REPUBLIKA.CO.ID, TUNISIA -- Pertemuan negara-negara barat dan Arab pada Jumat (24/2) meminta agar Suriah segera melakukan gencatan senjata guna meloloskan bantuan bagi warga sipil yang menderita. Kondisi warga sipil itu tertekan tanpa ada konsensus internasional untuk mengakhiri konflik yang sudah berlangsung 11 bulan itu.
Para menteri luar negeri dari 50 negara bakal menghadiri pertemuan pertamanya. Mereka mengistilahkan kelompok itu sebagai 'Teman Suriah'. Pertemuannya berlangsung di Tunisia. Mereka menyikapi sejumlah serangan pemerintah ke kota Homs dan menyebabkan ribuan korban berjatuhan selama konflik itu terhadap Presiden Bashar al-Assad.
Menlu Amerika Serikat (AS), Hillary Clinton, mengatakan pada Kamis (23/2) bahwa pihak oposisi Suriah tetap akan terus melawan jika jalan diplomasi gagal untuk mengatasi krisis tersebut. Tapi, upaya keras dari Dewan Keamanan PBB tetap dilakukan, meski diveto Rusia dan Cina, serta menurunnya minat untuk mengerahkan militer guna menjatuhkan Assad. Para delegasi itu berharap tetap fokus dalam mencari cara memasukkan obat-obatan dan makanan bagi warga sipil, serta mengobati para korban pertempuran.
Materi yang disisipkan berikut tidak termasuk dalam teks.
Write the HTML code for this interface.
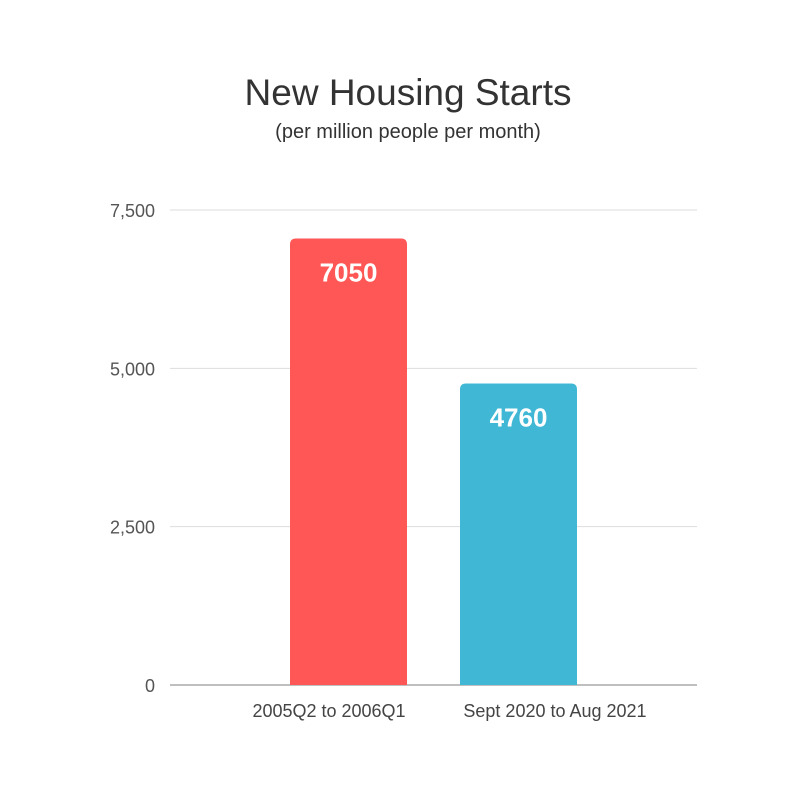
<!DOCTYPE html>
<html><head><meta charset="utf-8"><style>
body{margin:0;background:#fff;}
svg{display:block;font-family:"Liberation Sans",sans-serif;}
</style></head><body>
<svg width="800" height="800" viewBox="0 0 800 800">
<rect width="800" height="800" fill="#fff"/>
<text x="408" y="105" text-anchor="middle" font-size="37" fill="#333" font-weight="300">New Housing Starts</text>
<text x="408" y="138" text-anchor="middle" font-size="20" fill="#333">(per million people per month)</text>
<g id="grid"></g><g id="bars"></g><g id="labels"></g>
</svg>
<script>
const categories=["2005Q2 to 2006Q1","Sept 2020 to Aug 2021"];
const values=[7050,4760];
const colors=["#ff5656","#40b8d5"];
const ticks=[0,2500,5000,7500];
const tickLabels=["0","2,500","5,000","7,500"];
const labelCenters=[329,555];
const NS="http://www.w3.org/2000/svg";
const y=v=>685-v*475/7500;
const x=i=>290+i*170;
const bw=117;
function mk(t,a,p){const e=document.createElementNS(NS,t);for(const k in a)e.setAttribute(k,a[k]);p.appendChild(e);return e;}
const grid=document.getElementById('grid'),bars=document.getElementById('bars'),labels=document.getElementById('labels');
ticks.forEach((t,i)=>{
 const l=mk('line',{x1:170,x2:697,y1:y(t),y2:y(t),stroke:t===0?'#aaa':'#ddd','stroke-width':t===0?1.5:1},grid);
 
 
 const tx=mk('text',{x:155,y:y(t)+7,'text-anchor':'end','font-size':18,fill:'#555'},grid);
 tx.textContent=tickLabels[i];
 
 
});
values.forEach((v,i)=>{
 const x0=x(i),y0=y(v),y1=y(0),r=6;
 const p=mk('path',{d:`M${x0},${y1}V${y0+r}Q${x0},${y0} ${x0+r},${y0}H${x0+bw-r}Q${x0+bw},${y0} ${x0+bw},${y0+r}V${y1}Z`,fill:colors[i]},bars);
 
 
 const vt=mk('text',{x:x0+bw/2,y:y0+43,'text-anchor':'middle','font-size':26,'font-weight':'bold',fill:'#fff'},labels);
 vt.textContent=String(v);
 
 
 const ct=mk('text',{x:labelCenters[i],y:717,'text-anchor':'middle','font-size':18,fill:'#444'},labels);
 ct.textContent=categories[i];
 
 
});
</script>
</body></html>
Rancangan deklarasi pertemuan itu, yang didapat Reuters pada Kamis, meminta Suriah untuk segera melakukan gencatan senjata dan memperbolehkan PBB masuk ke Homs. Isi deklarasi itu juga meminta agar badan internasional itu mengirimkan bantuan bagi warga sipil yang menjadi korban dari konflik.
Duta kemanusiaan PBB, Valerie Amos, diharapkan untuk hadir dalam pertemuan itu bersama dengan para perwakilan dari Palang Merah Internasional (ICRC). Lembaga itu yang sudah bekerja dengan pemerintah Suriah dan pihak oposisi untuk mengatur adanya gencatan senjata harian guna memberi kesempatan masuknya bantuan kemanusiaan.